Kelly studied Music Performance (violin) and Music Theory for her undergraduate (Baldwin Wallace University, USA) and Masters degrees (Ohio State University, USA). She then pursued an MSc and PhD in music psychology at Goldsmiths, University of London. Her PhD research (funded by the Leverhulme Trust) focused on developing new behavioural and computational methods for studying musical imagery and involuntary memory for music (including the phenomenon of having an “earworm”, or tune stuck in one’s head). She has also published research on absolute pitch, memory for musical pitch and tempo, and musical synchronisation and entrainment. In 2015, she was awarded the Hickman Early Career Researcher Award for her PhD research on temporal aspects of involuntary musical imagery, which included a plenary session talk at the European Society for the Cognitive Sciences of Music (ESCOM) conference in Manchester, UK.

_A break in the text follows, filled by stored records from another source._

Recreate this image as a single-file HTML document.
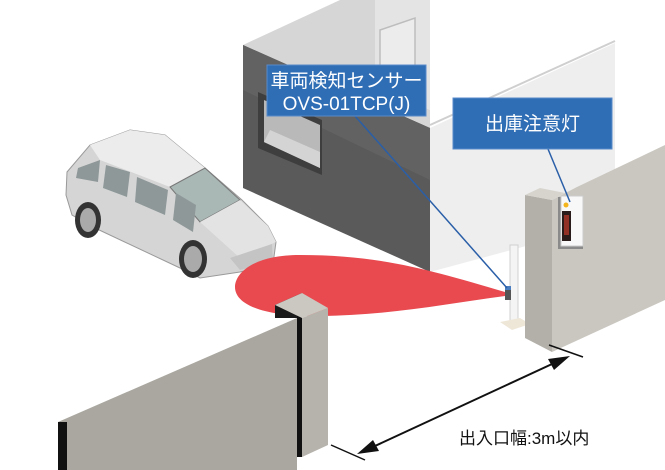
<!DOCTYPE html>
<html><head><meta charset="utf-8"><style>
html,body{margin:0;padding:0;background:#fff;width:665px;height:470px;overflow:hidden}
svg{display:block}
.lbl{font-family:"Liberation Sans","Noto Sans CJK JP",sans-serif;fill:#fff;font-size:19px}
</style></head><body>
<svg width="665" height="470" viewBox="0 0 665 470" xmlns="http://www.w3.org/2000/svg">
<polygon points="243,45 340,0 430,0 430,128" fill="#d6d6d6"/>
<polygon points="375,0 430,0 430,110 375,90" fill="#e4e4e4"/>
<polygon points="380,30 415,18 415,95 380,100" fill="#ececec" stroke="#bdbdbd" stroke-width="1.5"/>
<polygon points="430,128 615,43 615,222 430,272" fill="#eeeeee"/>
<polyline points="430,125 615,41" stroke="#cfcfcf" stroke-width="2" fill="none"/>
<polygon points="243,45 430,128 430,272 243,188" fill="#5a5a5a"/>
<polygon points="243,45 430,128 430,180 243,90" fill="#626262"/>
<polygon points="258,92 322,120 322,175 258,148" fill="#3e3e3e"/>
<polygon points="264,100 320,125 320,168 264,142" fill="#b9b9b9"/>
<polygon points="270,130 320,152 320,168 264,142" fill="#d4d4d4"/>
<g>
<polygon points="67,172 90,145 130,130 165,135 205,168 242,200 268,226 276,242 273,264 240,272 200,278 180,268 95,228 72,215 66,195" fill="#d5d5d5" stroke="#9a9a9a" stroke-width="1"/>
<polygon points="90,145 130,130 165,135 205,168 170,187 100,160" fill="#ececec"/>
<polygon points="170,187 205,168 240,200 200,222" fill="#a9b7b5" stroke="#777" stroke-width="1"/>
<polygon points="200,222 240,200 268,226 276,242 240,258" fill="#e3e3e3"/>
<polygon points="78,168 100,160 98,182 76,178" fill="#8f9899"/>
<polygon points="106,165 130,172 127,197 103,188" fill="#8f9899"/>
<polygon points="137,177 168,190 165,215 135,202" fill="#8f9899"/>
<polygon points="176,193 196,205 193,232 173,220" fill="#8f9899"/>
<polygon points="230,258 272,244 273,262 240,270" fill="#c4c4c4"/>
<ellipse cx="88" cy="220" rx="13" ry="18" fill="#333"/>
<ellipse cx="88" cy="220" rx="8" ry="12" fill="#aaa"/>
<ellipse cx="193" cy="259" rx="14" ry="19" fill="#333"/>
<ellipse cx="193" cy="259" rx="9" ry="13" fill="#aaa"/>
</g>
<path d="M505,292 C430,270 380,255 300,255 C252,255 235,274 235,287 C235,306 268,317 320,316 C392,315 445,304 505,296 Z" fill="#e84a50"/>
<rect x="510" y="245" width="8" height="80" fill="#f4f4f4" stroke="#d0d0d0"/>
<polygon points="500,322 520,318 530,324 512,330" fill="#eee7d8"/>
<rect x="505" y="286" width="6" height="14" fill="#555"/>
<rect x="505" y="286" width="6" height="4" fill="#4a7cc0"/>
<polygon points="552,200 577,187 665,145 665,300 552,352" fill="#cac7c0"/>
<polygon points="525,195 552,200 552,352 525,338" fill="#b3b0a9"/>
<polygon points="525,195 540,188 565,193 552,200" fill="#d7d4ce"/>
<rect x="558" y="197" width="25" height="52" fill="#8a8a8a"/>
<rect x="561" y="196" width="22" height="50" fill="#f8f8f8" stroke="#ccc"/>
<rect x="562" y="211" width="9" height="30" fill="#2b1c1c"/>
<rect x="564" y="215" width="5" height="20" fill="#c0392b" opacity=".7"/>
<circle cx="566" cy="205" r="2.5" fill="#f3b41c"/>
<!-- front wall -->
<polygon points="58,422 297,318 297,470 58,470" fill="#a9a79f"/>
<rect x="58" y="422" width="9" height="48" fill="#111"/>
<polygon points="275,305 302,293 302,318 275,318" fill="#1a1a1a"/>
<rect x="297" y="315" width="5" height="142" fill="#111"/>
<polygon points="302,318 328,308 328,445 302,457" fill="#b6b3ac"/>
<polygon points="275,305 302,293 328,308 302,318" fill="#cbc8c1"/>
<line x1="549" y1="345" x2="583" y2="357" stroke="#111" stroke-width="1.5"/>
<line x1="331" y1="445" x2="365" y2="460" stroke="#111" stroke-width="1.5"/>
<line x1="565" y1="358" x2="362" y2="452" stroke="#111" stroke-width="2"/>
<polygon points="570,356 548,359 554,370" fill="#111"/>
<polygon points="357,454 379,451 373,440" fill="#111"/>
<text x="459" y="444" font-family="'Liberation Sans','Noto Sans CJK JP',sans-serif" font-size="17" fill="#111">出入口幅:3m以内</text>
<line x1="355" y1="116" x2="507" y2="288" stroke="#2a5fa8" stroke-width="1.5"/>
<line x1="548" y1="149" x2="570" y2="202" stroke="#2a5fa8" stroke-width="1.5"/>
<rect x="267" y="65" width="159" height="51" fill="#2f6db4" stroke="#5a8acb" stroke-width="1"/>
<text class="lbl" x="346.5" y="87" text-anchor="middle">車両検知センサー</text>
<text class="lbl" x="346.5" y="110" text-anchor="middle">OVS-01TCP(J)</text>
<rect x="453" y="98" width="159" height="51" fill="#2f6db4" stroke="#5a8acb" stroke-width="1"/>
<text class="lbl" x="532.5" y="130" text-anchor="middle">出庫注意灯</text>
</svg>
</body></html>
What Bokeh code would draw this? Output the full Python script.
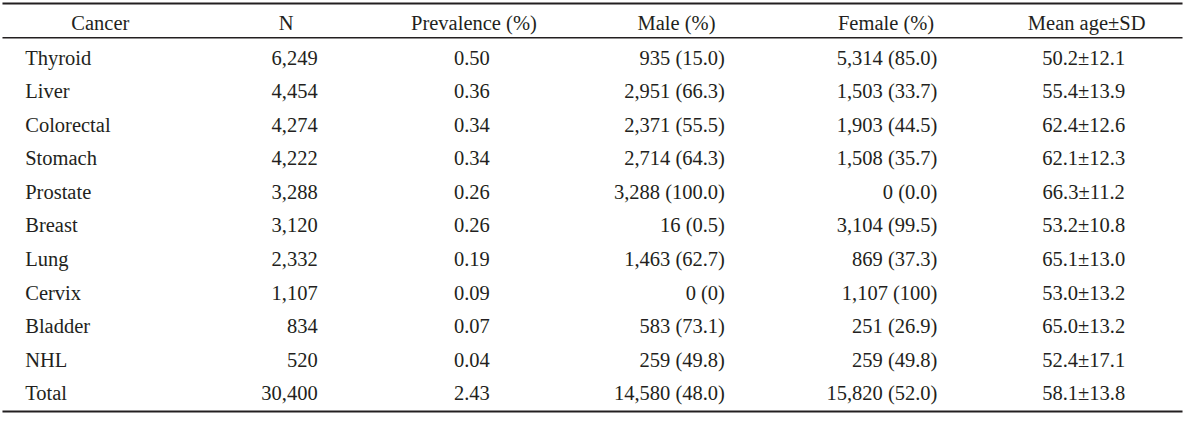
from bokeh.plotting import figure
from bokeh.models import Range1d, ColumnDataSource
from bokeh.core.properties import value
from bokeh.embed import file_html
from bokeh.resources import INLINE

# ---- table data ----
headers = ["Cancer", "N", "Prevalence (%)", "Male (%)", "Female (%)", "Mean age\u00b1SD"]
cancer = ["Thyroid", "Liver", "Colorectal", "Stomach", "Prostate", "Breast",
          "Lung", "Cervix", "Bladder", "NHL", "Total"]
n_cases = ["6,249", "4,454", "4,274", "4,222", "3,288", "3,120",
           "2,332", "1,107", "834", "520", "30,400"]
prevalence = ["0.50", "0.36", "0.34", "0.34", "0.26", "0.26",
              "0.19", "0.09", "0.07", "0.04", "2.43"]
male = ["935 (15.0)", "2,951 (66.3)", "2,371 (55.5)", "2,714 (64.3)", "3,288 (100.0)",
        "16 (0.5)", "1,463 (62.7)", "0 (0)", "583 (73.1)", "259 (49.8)", "14,580 (48.0)"]
female = ["5,314 (85.0)", "1,503 (33.7)", "1,903 (44.5)", "1,508 (35.7)", "0 (0.0)",
          "3,104 (99.5)", "869 (37.3)", "1,107 (100)", "251 (26.9)", "259 (49.8)",
          "15,820 (52.0)"]
mean_age = ["50.2\u00b112.1", "55.4\u00b113.9", "62.4\u00b112.6", "62.1\u00b112.3",
            "66.3\u00b111.2", "53.2\u00b110.8", "65.1\u00b113.0", "53.0\u00b113.2",
            "65.0\u00b113.2", "52.4\u00b117.1", "58.1\u00b113.8"]

# ---- layout (pixel-like coordinates of the table) ----
FONT = value("Liberation Serif")
SIZE = "20.5px"
COLOR = "#231f20"
X0, X1 = 3, 1197
HEADER_Y = 24
ROW_Y0, ROW_DY = 60, 34.7
header_x = [102, 290, 480, 685, 897, 1100]
col_specs = [  # (values, x, align)
    (cancer, 26, "left"),
    (n_cases, 322, "right"),
    (prevalence, 478, "center"),
    (male, 734, "right"),
    (female, 949, "right"),
    (mean_age, 1097, "center"),
]

p = figure(width=1184, height=414, output_backend="svg", toolbar_location=None,
           x_range=Range1d(1, 1199), y_range=Range1d(429, 1), min_border=0)
p.axis.visible = False
p.grid.visible = False
p.outline_line_color = None
p.background_fill_color = "white"

# rules
p.segment(x0=[X0], y0=[4], x1=[X1], y1=[4], line_color=COLOR, line_width=2)
p.segment(x0=[X0], y0=[39.5], x1=[X1], y1=[39.5], line_color=COLOR, line_width=1.5)
p.segment(x0=[X0], y0=[426], x1=[X1], y1=[426], line_color=COLOR, line_width=2)

# headers
p.text(x=header_x, y=[HEADER_Y] * len(headers), text=headers, text_font=FONT,
       text_font_size=SIZE, text_color=COLOR, text_align="center", text_baseline="middle")

# body
row_y = [ROW_Y0 + ROW_DY * i for i in range(len(cancer))]
for vals, x, align in col_specs:
    src = ColumnDataSource(dict(x=[x] * len(vals), y=row_y, t=vals))
    p.text(x="x", y="y", text="t", source=src, text_font=FONT, text_font_size=SIZE,
           text_color=COLOR, text_align=align, text_baseline="middle")

open("out.html", "w").write(file_html(p, INLINE))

In 2018, Kelly was awarded a Leverhulme Early Career Fellowship for a 3-year project entitled “Prevalence, features, and retrieval of music-evoked autobiographical memories”. This project used multiple methodologies (online surveys, diary studies, experiments) for collecting a large and diverse dataset of lifetime memories triggered by listening to music, thus enabling a more systematic understanding of the conditions under which these memories occur and expanding theoretical accounts of the interactions between music, memory, and emotions.

Other previous academic posts include Postdoctoral Research Associate in Music at Durham (AHRC-funded ‘Interpersonal Entrainment in Music Performance’ project), Teaching Fellow in Psychology at Goldsmiths, University of London, and Visiting Lecturer in Music at King’s College London.